**EXERCISE GOAL**
Quote all of the data that follows exactly as written, skipping the images.

**MATERIAL PROVIDED**
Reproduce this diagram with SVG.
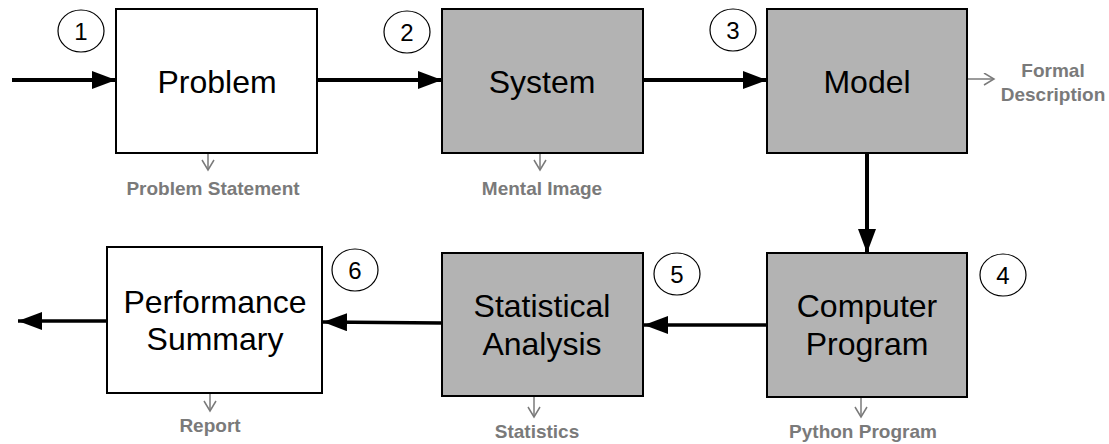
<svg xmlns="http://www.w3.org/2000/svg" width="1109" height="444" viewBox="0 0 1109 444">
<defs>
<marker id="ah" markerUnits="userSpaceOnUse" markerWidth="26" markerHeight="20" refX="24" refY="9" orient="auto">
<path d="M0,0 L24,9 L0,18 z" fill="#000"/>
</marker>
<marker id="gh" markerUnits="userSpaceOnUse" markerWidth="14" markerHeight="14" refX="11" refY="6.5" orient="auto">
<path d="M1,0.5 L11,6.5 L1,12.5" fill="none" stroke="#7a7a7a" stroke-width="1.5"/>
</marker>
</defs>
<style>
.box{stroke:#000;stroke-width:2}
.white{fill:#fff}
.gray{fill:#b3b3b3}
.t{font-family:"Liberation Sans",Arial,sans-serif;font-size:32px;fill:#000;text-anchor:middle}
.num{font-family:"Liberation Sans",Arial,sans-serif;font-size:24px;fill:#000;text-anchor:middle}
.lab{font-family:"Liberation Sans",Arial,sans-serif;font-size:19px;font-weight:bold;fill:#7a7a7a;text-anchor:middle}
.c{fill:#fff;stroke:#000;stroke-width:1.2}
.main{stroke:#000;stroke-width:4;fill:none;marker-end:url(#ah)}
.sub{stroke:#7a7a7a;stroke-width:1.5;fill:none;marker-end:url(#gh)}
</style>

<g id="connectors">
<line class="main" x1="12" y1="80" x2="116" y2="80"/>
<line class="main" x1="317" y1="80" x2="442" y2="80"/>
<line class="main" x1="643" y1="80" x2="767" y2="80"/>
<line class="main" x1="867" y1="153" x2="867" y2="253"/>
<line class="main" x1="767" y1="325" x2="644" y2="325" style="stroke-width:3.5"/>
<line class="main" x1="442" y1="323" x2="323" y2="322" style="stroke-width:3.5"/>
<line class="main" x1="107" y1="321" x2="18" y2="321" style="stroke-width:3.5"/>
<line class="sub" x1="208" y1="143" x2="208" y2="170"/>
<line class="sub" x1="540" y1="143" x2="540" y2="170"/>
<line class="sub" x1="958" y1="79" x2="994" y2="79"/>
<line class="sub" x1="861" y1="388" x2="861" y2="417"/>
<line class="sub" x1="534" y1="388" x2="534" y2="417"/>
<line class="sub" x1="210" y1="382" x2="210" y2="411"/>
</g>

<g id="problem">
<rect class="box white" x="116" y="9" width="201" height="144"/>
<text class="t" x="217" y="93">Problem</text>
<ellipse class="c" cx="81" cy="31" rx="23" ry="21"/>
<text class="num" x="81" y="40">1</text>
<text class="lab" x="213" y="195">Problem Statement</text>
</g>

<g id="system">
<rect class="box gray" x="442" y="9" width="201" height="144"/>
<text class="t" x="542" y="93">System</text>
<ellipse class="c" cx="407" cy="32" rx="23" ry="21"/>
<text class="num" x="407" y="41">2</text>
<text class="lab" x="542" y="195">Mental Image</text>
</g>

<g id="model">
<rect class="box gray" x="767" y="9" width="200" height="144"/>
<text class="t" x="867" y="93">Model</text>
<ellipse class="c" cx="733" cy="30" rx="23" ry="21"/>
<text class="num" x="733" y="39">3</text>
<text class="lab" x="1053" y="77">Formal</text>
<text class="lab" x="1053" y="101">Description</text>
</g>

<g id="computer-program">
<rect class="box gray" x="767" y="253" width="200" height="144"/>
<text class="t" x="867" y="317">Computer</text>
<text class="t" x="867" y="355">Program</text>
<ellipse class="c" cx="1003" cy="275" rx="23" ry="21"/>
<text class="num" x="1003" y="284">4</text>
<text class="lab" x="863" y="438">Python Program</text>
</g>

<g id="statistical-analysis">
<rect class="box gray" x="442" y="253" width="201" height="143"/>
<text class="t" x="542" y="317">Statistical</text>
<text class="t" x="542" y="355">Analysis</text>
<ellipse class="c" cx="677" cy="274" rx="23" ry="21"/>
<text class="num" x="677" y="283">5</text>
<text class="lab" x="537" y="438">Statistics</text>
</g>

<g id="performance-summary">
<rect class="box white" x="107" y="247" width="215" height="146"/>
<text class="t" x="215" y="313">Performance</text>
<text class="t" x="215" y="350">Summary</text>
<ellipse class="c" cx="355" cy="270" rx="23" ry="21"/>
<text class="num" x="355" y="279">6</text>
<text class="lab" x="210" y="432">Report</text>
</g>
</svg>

**WRITTEN ANSWER**
Reproduce this diagram with SVG.
<svg xmlns="http://www.w3.org/2000/svg" width="1109" height="444" viewBox="0 0 1109 444">
<defs>
<marker id="ah" markerUnits="userSpaceOnUse" markerWidth="26" markerHeight="20" refX="24" refY="9" orient="auto">
<path d="M0,0 L24,9 L0,18 z" fill="#000"/>
</marker>
<marker id="gh" markerUnits="userSpaceOnUse" markerWidth="14" markerHeight="14" refX="11" refY="6.5" orient="auto">
<path d="M1,0.5 L11,6.5 L1,12.5" fill="none" stroke="#7a7a7a" stroke-width="1.5"/>
</marker>
</defs>
<style>
.box{stroke:#000;stroke-width:2}
.white{fill:#fff}
.gray{fill:#b3b3b3}
.t{font-family:"Liberation Sans",Arial,sans-serif;font-size:32px;fill:#000;text-anchor:middle}
.num{font-family:"Liberation Sans",Arial,sans-serif;font-size:24px;fill:#000;text-anchor:middle}
.lab{font-family:"Liberation Sans",Arial,sans-serif;font-size:19px;font-weight:bold;fill:#7a7a7a;text-anchor:middle}
.c{fill:#fff;stroke:#000;stroke-width:1.2}
.main{stroke:#000;stroke-width:4;fill:none;marker-end:url(#ah)}
.sub{stroke:#7a7a7a;stroke-width:1.5;fill:none;marker-end:url(#gh)}
</style>

<g id="connectors">
<line class="main" x1="12" y1="80" x2="116" y2="80"/>
<line class="main" x1="317" y1="80" x2="442" y2="80"/>
<line class="main" x1="643" y1="80" x2="767" y2="80"/>
<line class="main" x1="867" y1="153" x2="867" y2="253"/>
<line class="main" x1="767" y1="325" x2="644" y2="325" style="stroke-width:3.5"/>
<line class="main" x1="442" y1="323" x2="323" y2="322" style="stroke-width:3.5"/>
<line class="main" x1="107" y1="321" x2="18" y2="321" style="stroke-width:3.5"/>
<line class="sub" x1="208" y1="143" x2="208" y2="170"/>
<line class="sub" x1="540" y1="143" x2="540" y2="170"/>
<line class="sub" x1="958" y1="79" x2="994" y2="79"/>
<line class="sub" x1="861" y1="388" x2="861" y2="417"/>
<line class="sub" x1="534" y1="388" x2="534" y2="417"/>
<line class="sub" x1="210" y1="382" x2="210" y2="411"/>
</g>

<g id="problem">
<rect class="box white" x="116" y="9" width="201" height="144"/>
<text class="t" x="217" y="93">Problem</text>
<ellipse class="c" cx="81" cy="31" rx="23" ry="21"/>
<text class="num" x="81" y="40">1</text>
<text class="lab" x="213" y="195">Problem Statement</text>
</g>

<g id="system">
<rect class="box gray" x="442" y="9" width="201" height="144"/>
<text class="t" x="542" y="93">System</text>
<ellipse class="c" cx="407" cy="32" rx="23" ry="21"/>
<text class="num" x="407" y="41">2</text>
<text class="lab" x="542" y="195">Mental Image</text>
</g>

<g id="model">
<rect class="box gray" x="767" y="9" width="200" height="144"/>
<text class="t" x="867" y="93">Model</text>
<ellipse class="c" cx="733" cy="30" rx="23" ry="21"/>
<text class="num" x="733" y="39">3</text>
<text class="lab" x="1053" y="77">Formal</text>
<text class="lab" x="1053" y="101">Description</text>
</g>

<g id="computer-program">
<rect class="box gray" x="767" y="253" width="200" height="144"/>
<text class="t" x="867" y="317">Computer</text>
<text class="t" x="867" y="355">Program</text>
<ellipse class="c" cx="1003" cy="275" rx="23" ry="21"/>
<text class="num" x="1003" y="284">4</text>
<text class="lab" x="863" y="438">Python Program</text>
</g>

<g id="statistical-analysis">
<rect class="box gray" x="442" y="253" width="201" height="143"/>
<text class="t" x="542" y="317">Statistical</text>
<text class="t" x="542" y="355">Analysis</text>
<ellipse class="c" cx="677" cy="274" rx="23" ry="21"/>
<text class="num" x="677" y="283">5</text>
<text class="lab" x="537" y="438">Statistics</text>
</g>

<g id="performance-summary">
<rect class="box white" x="107" y="247" width="215" height="146"/>
<text class="t" x="215" y="313">Performance</text>
<text class="t" x="215" y="350">Summary</text>
<ellipse class="c" cx="355" cy="270" rx="23" ry="21"/>
<text class="num" x="355" y="279">6</text>
<text class="lab" x="210" y="432">Report</text>
</g>
</svg>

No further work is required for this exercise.